Baseball fans who ride the Brunswick and Camden commuter train lines to Oriole Park to attend tomorrow night's game are being assured they will get a ride home, even if the game runs into extra innings.
A repeat of a July 7 incident, in which 85 passengers were stranded for nearly two hours on a remote Washington siding after a 14-inning game, "is not going to happen," said Jay Westbrook, a spokesman for CSX Transportation Inc.
To make sure it doesn't, CSX has ordered stepped-up monitoring and enforcement of safety and operating rules. Those rules should have prevented the circumstances July 7 that pushed an engineer beyond his legal workday and stranded the passengers.
In addition, a Mass Transit Administration spokeswoman said the MTA can make buses available if problems arise with the train service, although no formal agreement has been reached on the subject.
"We've had games that went beyond midnight before, and we didn't have a problem. There will always be service for our passengers," said Dianna Rosborough, an MTA spokeswoman.
CSX operates the trains for the state's Maryland Rail Commuter service.
The company has blamed the July 7 incident on the engineer's failure to realize, and tell a supervisor at Camden Station, that he was nearing the end of his 12-hour work shift. Federal law would prevent him from working longer.
Had he alerted the supervisor, a relief crew could have been sent to meet the train in Washington and complete the trip to Brunswick, Mr. Westbrook said.
Instead, a dispatcher noticed the problem and notified the engineer. But time had been lost and the train was sidetracked north of Washington's Union Station from 2:25 a.m. until after 4 a.m. while a replacement engineer made his way to the train.
The engineer's error, together with other problems during the trip, produced a three-hour delay for angry, exhausted passengers, who had left Camden Station at 12:41 a.m. They were not given a reason for the delay, and some didn't get home until after 5 a.m.
CSX has since advised state officials the company cannot provide unlimited service to baseball fans when the games at Oriole Park run late. "There's a limit to the duration of our service," Mr. Westbrook said.
"Our first priority is to operate commuter and freight service" on theCamden and Brunswick lines, he said. That requires overnight track inspections and rest for crews, and "it becomes a simple logistics problem when a game goes into additional innings."
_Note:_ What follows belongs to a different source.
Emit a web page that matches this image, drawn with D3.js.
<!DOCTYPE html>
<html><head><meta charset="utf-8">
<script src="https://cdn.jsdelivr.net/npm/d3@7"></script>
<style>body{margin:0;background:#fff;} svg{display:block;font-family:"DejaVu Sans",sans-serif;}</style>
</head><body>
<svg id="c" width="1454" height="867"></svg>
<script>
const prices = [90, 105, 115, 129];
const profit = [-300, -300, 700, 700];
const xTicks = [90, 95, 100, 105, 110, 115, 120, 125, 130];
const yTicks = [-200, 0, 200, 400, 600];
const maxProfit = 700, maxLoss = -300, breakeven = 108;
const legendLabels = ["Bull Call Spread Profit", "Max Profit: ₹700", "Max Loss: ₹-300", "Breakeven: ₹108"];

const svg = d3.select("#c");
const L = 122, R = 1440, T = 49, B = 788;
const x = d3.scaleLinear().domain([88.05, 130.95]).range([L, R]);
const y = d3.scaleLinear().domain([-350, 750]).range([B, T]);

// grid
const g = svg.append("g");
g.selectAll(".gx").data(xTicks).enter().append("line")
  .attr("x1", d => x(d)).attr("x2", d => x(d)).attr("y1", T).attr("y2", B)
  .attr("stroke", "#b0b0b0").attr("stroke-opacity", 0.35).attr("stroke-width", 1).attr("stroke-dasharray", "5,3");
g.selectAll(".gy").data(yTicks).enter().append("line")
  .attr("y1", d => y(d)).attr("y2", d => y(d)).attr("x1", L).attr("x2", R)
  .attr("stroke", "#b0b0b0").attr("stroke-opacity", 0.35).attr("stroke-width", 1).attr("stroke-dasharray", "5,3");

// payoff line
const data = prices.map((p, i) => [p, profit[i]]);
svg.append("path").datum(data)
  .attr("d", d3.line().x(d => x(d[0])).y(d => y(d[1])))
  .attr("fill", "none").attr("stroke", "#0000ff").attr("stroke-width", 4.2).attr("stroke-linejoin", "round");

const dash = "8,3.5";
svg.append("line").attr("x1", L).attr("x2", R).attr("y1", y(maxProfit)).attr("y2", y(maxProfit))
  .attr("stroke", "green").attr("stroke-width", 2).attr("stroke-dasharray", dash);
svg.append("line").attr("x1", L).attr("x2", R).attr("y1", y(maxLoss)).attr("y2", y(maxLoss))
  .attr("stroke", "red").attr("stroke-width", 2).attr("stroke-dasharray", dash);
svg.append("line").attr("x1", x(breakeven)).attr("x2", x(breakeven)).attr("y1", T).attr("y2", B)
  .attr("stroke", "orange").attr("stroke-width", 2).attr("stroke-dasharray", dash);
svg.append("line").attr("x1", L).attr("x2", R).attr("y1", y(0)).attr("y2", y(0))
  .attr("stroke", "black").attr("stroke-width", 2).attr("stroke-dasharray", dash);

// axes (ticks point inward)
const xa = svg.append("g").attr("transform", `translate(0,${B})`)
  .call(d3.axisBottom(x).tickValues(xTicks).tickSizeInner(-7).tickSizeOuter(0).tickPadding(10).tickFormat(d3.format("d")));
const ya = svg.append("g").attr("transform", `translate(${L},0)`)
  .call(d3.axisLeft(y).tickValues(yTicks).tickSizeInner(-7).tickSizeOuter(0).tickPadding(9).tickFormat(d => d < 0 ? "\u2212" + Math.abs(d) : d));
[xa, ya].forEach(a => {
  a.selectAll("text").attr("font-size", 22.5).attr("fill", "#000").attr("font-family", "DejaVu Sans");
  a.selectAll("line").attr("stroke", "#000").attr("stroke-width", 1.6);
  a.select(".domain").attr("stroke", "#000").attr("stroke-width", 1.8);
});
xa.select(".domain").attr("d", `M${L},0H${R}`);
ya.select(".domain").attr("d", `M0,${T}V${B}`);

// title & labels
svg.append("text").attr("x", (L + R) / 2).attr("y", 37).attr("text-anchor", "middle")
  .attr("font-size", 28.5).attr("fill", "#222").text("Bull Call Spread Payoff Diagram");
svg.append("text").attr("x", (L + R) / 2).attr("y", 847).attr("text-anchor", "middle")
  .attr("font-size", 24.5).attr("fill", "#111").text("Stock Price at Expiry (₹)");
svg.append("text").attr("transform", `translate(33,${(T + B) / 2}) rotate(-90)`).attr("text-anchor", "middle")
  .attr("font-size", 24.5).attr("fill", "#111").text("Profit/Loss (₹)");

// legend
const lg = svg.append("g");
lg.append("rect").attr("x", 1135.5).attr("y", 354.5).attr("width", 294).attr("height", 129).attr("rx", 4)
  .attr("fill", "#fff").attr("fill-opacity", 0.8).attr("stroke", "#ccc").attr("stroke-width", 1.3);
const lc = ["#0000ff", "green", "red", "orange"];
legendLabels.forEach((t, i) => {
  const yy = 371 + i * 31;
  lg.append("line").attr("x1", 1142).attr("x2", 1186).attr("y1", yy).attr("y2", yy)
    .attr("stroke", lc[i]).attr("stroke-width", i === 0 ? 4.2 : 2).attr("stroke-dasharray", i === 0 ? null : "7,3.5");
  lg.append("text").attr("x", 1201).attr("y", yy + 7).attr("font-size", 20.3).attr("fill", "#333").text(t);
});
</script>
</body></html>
The company has asked the state for "additional support" -- perhaps buses -- when games run late, and expressed hope for a meeting with state transportation officials to work out details before tomorrow's game.
But Ms. Rosborough said the meeting can't be held until state Transportation Secretary O. James Lighthizer and MTA Administrator Ronald J. Hartman return from vacation in two weeks.
In the meantime, Mr. Westbrook said CSX has taken steps to prevent a recurrence of the July 7 incident.
Passenger supervisors have been ordered to remain on duty at Camden Station, ready to assist "until all trains reach their destinations."